I have a 12" square piece, about an inch and a half thick, made from three pieces of sapele laminated together and intended as a stool seat. What I need to do is cut an angle all the way round the piece as seen in the below image.

Is it as simple as just clamping the piece to a bit of mdf or ply, raising the board up to the right angle using wedges then running it along each edge? If it is then good, but I've spent a while hand planing this wood to be perfect and I don't want to run in to any issues, for example with excess pressure on the blade etc. A bandsaw is all I have access to at the moment.
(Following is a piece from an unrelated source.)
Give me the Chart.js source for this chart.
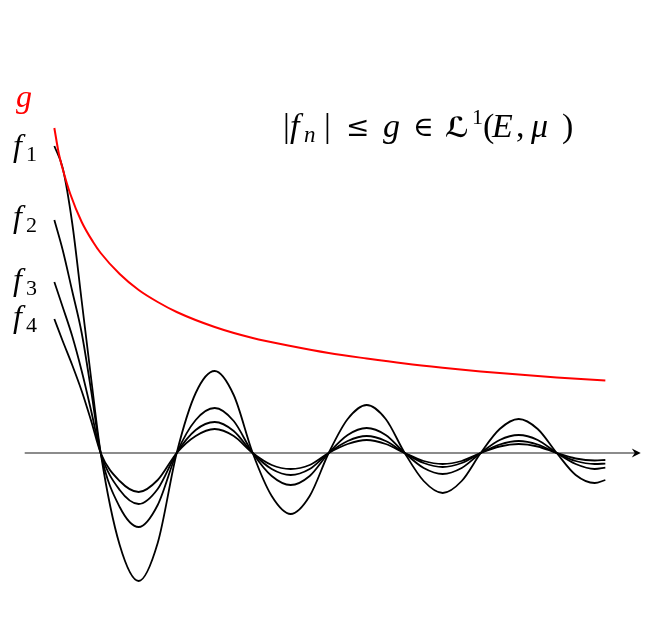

The table saw is away in storage since I don't have enough room for it.


----------



## monkeybiter (16 Jun 2016)

Does the bandsaw table not tilt?


----------



## CHJ (16 Jun 2016)

What bandsaw do you have, can you not tilt the table?

(MB beat me to it)


----------



## Beau (16 Jun 2016)

No need for a full jig when just a strip of wood clamped or double sided in place will do the job. Just make sure you are not cutting quite full depth of the seats so the lower edge remains supported by the bandsaw table.


----------



## CHJ (16 Jun 2016)

If you can't tip your table and you need to go the displacement packing route:-

As long as your stock (The Seat) has parallel sides (constant width) you may have better control if you place the packer close to the blade and use the fence to support and keep the stock running straight. Just remember to have it Face up if you intend to have the taper undercut.


----------



## custard (10 Jul 2016)

BearTricks":1fr76okl said:


> I have a 12" square piece, about an inch and a half thick, made from three pieces of sapele laminated together and intended as a stool seat. What I need to do is cut an angle all the way round the piece as seen in the below image.
> 
> Is it as simple as just clamping the piece to a bit of mdf or ply, raising the board up to the right angle using wedges then running it along each edge? If it is then good, but I've spent a while hand planing this wood to be perfect and I don't want to run in to any issues, for example with excess pressure on the blade etc. A bandsaw is all I have access to at the moment. The table saw is away in storage since I don't have enough room for it.



If you've put a lot of effort into the seat and haven't much experience making angle cuts on the bandsaw then the best advice I can give is to do the job in two or more bites. 

So set the cut up so that the bandsaw blade is not coming right up to the top surface of the seat, maybe 5 or 6mm down from the top. Go right around the seat and if your'e happy with the job then make your next cut the finish cut. If you're _not_ happy figure out what went wrong and do another trial cut, this time finishing 2 or 3mm down from the top face of the seat. By then you'll be an experienced old hand, so you'll take the finish cut with total confidence!

Nice design by the way, you're right to put that bevel on the seat, it gives it a much more contemporary twist.

Good luck!


----------